Write the data out again, character for character, with no images.
==== Information provided ====
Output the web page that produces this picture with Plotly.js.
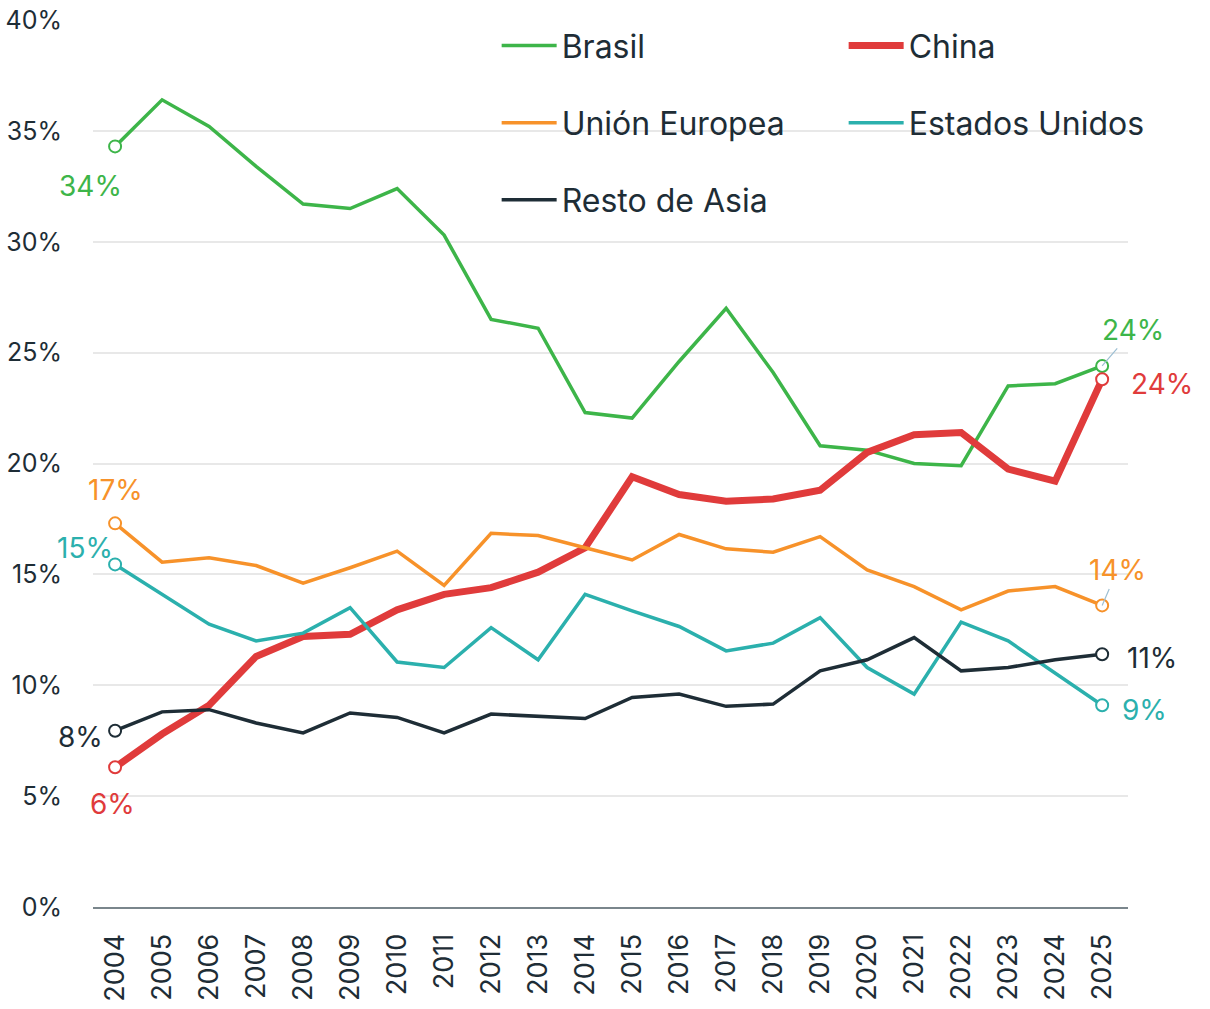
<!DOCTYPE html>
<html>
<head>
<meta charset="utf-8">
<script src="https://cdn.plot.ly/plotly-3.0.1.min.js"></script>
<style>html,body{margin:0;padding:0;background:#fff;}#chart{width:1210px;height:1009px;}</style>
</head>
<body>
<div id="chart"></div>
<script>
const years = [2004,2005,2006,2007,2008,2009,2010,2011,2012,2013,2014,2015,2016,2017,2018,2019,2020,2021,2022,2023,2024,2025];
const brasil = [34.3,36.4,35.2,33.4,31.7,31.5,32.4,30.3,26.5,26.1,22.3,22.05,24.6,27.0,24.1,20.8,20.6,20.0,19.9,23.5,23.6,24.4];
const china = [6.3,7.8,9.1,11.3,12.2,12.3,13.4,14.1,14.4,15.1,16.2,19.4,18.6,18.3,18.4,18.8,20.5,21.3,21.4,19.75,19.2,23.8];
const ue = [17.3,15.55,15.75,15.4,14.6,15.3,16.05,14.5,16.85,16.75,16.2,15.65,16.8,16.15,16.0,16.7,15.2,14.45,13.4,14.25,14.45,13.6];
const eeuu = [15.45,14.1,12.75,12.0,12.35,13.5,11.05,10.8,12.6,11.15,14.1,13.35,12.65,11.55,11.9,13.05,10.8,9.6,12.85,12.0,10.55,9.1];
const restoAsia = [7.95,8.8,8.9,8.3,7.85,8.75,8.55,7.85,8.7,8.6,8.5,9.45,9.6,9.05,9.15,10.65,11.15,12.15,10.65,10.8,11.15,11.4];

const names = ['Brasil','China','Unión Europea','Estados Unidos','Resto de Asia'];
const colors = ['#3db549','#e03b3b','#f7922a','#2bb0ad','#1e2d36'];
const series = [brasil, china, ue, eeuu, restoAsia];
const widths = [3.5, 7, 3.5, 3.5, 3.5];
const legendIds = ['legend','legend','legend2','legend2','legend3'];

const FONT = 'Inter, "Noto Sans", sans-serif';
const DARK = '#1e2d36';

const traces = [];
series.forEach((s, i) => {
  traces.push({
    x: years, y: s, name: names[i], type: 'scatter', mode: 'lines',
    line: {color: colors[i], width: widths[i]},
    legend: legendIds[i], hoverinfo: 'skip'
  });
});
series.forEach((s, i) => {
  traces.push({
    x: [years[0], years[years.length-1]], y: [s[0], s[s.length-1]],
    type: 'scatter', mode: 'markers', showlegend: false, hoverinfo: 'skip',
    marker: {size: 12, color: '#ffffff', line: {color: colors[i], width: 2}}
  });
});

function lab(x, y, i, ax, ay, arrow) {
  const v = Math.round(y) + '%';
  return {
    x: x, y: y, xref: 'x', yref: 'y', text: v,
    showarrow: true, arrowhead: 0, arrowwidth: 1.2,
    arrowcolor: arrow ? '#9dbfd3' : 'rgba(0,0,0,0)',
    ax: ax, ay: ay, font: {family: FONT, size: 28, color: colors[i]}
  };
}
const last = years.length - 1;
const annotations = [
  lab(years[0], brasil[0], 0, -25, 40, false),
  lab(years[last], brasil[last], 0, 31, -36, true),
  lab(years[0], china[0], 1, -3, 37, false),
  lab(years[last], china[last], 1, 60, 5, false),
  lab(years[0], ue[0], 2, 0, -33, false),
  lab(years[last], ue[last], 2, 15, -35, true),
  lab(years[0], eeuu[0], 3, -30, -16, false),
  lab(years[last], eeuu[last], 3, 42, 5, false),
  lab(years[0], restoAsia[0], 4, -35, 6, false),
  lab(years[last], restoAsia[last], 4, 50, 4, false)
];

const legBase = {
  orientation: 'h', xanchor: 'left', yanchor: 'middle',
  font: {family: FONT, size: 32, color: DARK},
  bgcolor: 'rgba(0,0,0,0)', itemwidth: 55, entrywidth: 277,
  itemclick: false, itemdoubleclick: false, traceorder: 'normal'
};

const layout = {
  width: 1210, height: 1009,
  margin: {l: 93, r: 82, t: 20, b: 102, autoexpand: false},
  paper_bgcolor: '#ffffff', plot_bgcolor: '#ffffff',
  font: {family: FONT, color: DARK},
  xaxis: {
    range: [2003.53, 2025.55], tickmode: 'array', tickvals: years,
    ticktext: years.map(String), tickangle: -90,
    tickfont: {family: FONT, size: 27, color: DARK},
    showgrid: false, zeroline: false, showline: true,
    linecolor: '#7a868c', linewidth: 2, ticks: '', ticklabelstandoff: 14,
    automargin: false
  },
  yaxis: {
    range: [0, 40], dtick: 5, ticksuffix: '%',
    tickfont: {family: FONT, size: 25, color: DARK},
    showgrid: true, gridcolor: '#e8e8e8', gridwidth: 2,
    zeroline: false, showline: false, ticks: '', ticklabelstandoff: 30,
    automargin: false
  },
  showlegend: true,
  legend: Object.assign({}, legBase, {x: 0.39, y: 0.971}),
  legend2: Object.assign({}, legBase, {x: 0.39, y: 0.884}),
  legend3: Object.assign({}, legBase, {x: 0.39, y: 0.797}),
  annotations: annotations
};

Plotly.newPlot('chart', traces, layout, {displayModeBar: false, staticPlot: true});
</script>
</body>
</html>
====
**Output of the exercise**:
Output the web page that produces this picture with Plotly.js.
<!DOCTYPE html>
<html>
<head>
<meta charset="utf-8">
<script src="https://cdn.plot.ly/plotly-3.0.1.min.js"></script>
<style>html,body{margin:0;padding:0;background:#fff;}#chart{width:1210px;height:1009px;}</style>
</head>
<body>
<div id="chart"></div>
<script>
const years = [2004,2005,2006,2007,2008,2009,2010,2011,2012,2013,2014,2015,2016,2017,2018,2019,2020,2021,2022,2023,2024,2025];
const brasil = [34.3,36.4,35.2,33.4,31.7,31.5,32.4,30.3,26.5,26.1,22.3,22.05,24.6,27.0,24.1,20.8,20.6,20.0,19.9,23.5,23.6,24.4];
const china = [6.3,7.8,9.1,11.3,12.2,12.3,13.4,14.1,14.4,15.1,16.2,19.4,18.6,18.3,18.4,18.8,20.5,21.3,21.4,19.75,19.2,23.8];
const ue = [17.3,15.55,15.75,15.4,14.6,15.3,16.05,14.5,16.85,16.75,16.2,15.65,16.8,16.15,16.0,16.7,15.2,14.45,13.4,14.25,14.45,13.6];
const eeuu = [15.45,14.1,12.75,12.0,12.35,13.5,11.05,10.8,12.6,11.15,14.1,13.35,12.65,11.55,11.9,13.05,10.8,9.6,12.85,12.0,10.55,9.1];
const restoAsia = [7.95,8.8,8.9,8.3,7.85,8.75,8.55,7.85,8.7,8.6,8.5,9.45,9.6,9.05,9.15,10.65,11.15,12.15,10.65,10.8,11.15,11.4];

const names = ['Brasil','China','Unión Europea','Estados Unidos','Resto de Asia'];
const colors = ['#3db549','#e03b3b','#f7922a','#2bb0ad','#1e2d36'];
const series = [brasil, china, ue, eeuu, restoAsia];
const widths = [3.5, 7, 3.5, 3.5, 3.5];
const legendIds = ['legend','legend','legend2','legend2','legend3'];

const FONT = 'Inter, "Noto Sans", sans-serif';
const DARK = '#1e2d36';

const traces = [];
series.forEach((s, i) => {
  traces.push({
    x: years, y: s, name: names[i], type: 'scatter', mode: 'lines',
    line: {color: colors[i], width: widths[i]},
    legend: legendIds[i], hoverinfo: 'skip'
  });
});
series.forEach((s, i) => {
  traces.push({
    x: [years[0], years[years.length-1]], y: [s[0], s[s.length-1]],
    type: 'scatter', mode: 'markers', showlegend: false, hoverinfo: 'skip',
    marker: {size: 12, color: '#ffffff', line: {color: colors[i], width: 2}}
  });
});

function lab(x, y, i, ax, ay, arrow) {
  const v = Math.round(y) + '%';
  return {
    x: x, y: y, xref: 'x', yref: 'y', text: v,
    showarrow: true, arrowhead: 0, arrowwidth: 1.2,
    arrowcolor: arrow ? '#9dbfd3' : 'rgba(0,0,0,0)',
    ax: ax, ay: ay, font: {family: FONT, size: 28, color: colors[i]}
  };
}
const last = years.length - 1;
const annotations = [
  lab(years[0], brasil[0], 0, -25, 40, false),
  lab(years[last], brasil[last], 0, 31, -36, true),
  lab(years[0], china[0], 1, -3, 37, false),
  lab(years[last], china[last], 1, 60, 5, false),
  lab(years[0], ue[0], 2, 0, -33, false),
  lab(years[last], ue[last], 2, 15, -35, true),
  lab(years[0], eeuu[0], 3, -30, -16, false),
  lab(years[last], eeuu[last], 3, 42, 5, false),
  lab(years[0], restoAsia[0], 4, -35, 6, false),
  lab(years[last], restoAsia[last], 4, 50, 4, false)
];

const legBase = {
  orientation: 'h', xanchor: 'left', yanchor: 'middle',
  font: {family: FONT, size: 32, color: DARK},
  bgcolor: 'rgba(0,0,0,0)', itemwidth: 55, entrywidth: 277,
  itemclick: false, itemdoubleclick: false, traceorder: 'normal'
};

const layout = {
  width: 1210, height: 1009,
  margin: {l: 93, r: 82, t: 20, b: 102, autoexpand: false},
  paper_bgcolor: '#ffffff', plot_bgcolor: '#ffffff',
  font: {family: FONT, color: DARK},
  xaxis: {
    range: [2003.53, 2025.55], tickmode: 'array', tickvals: years,
    ticktext: years.map(String), tickangle: -90,
    tickfont: {family: FONT, size: 27, color: DARK},
    showgrid: false, zeroline: false, showline: true,
    linecolor: '#7a868c', linewidth: 2, ticks: '', ticklabelstandoff: 14,
    automargin: false
  },
  yaxis: {
    range: [0, 40], dtick: 5, ticksuffix: '%',
    tickfont: {family: FONT, size: 25, color: DARK},
    showgrid: true, gridcolor: '#e8e8e8', gridwidth: 2,
    zeroline: false, showline: false, ticks: '', ticklabelstandoff: 30,
    automargin: false
  },
  showlegend: true,
  legend: Object.assign({}, legBase, {x: 0.39, y: 0.971}),
  legend2: Object.assign({}, legBase, {x: 0.39, y: 0.884}),
  legend3: Object.assign({}, legBase, {x: 0.39, y: 0.797}),
  annotations: annotations
};

Plotly.newPlot('chart', traces, layout, {displayModeBar: false, staticPlot: true});
</script>
</body>
</html>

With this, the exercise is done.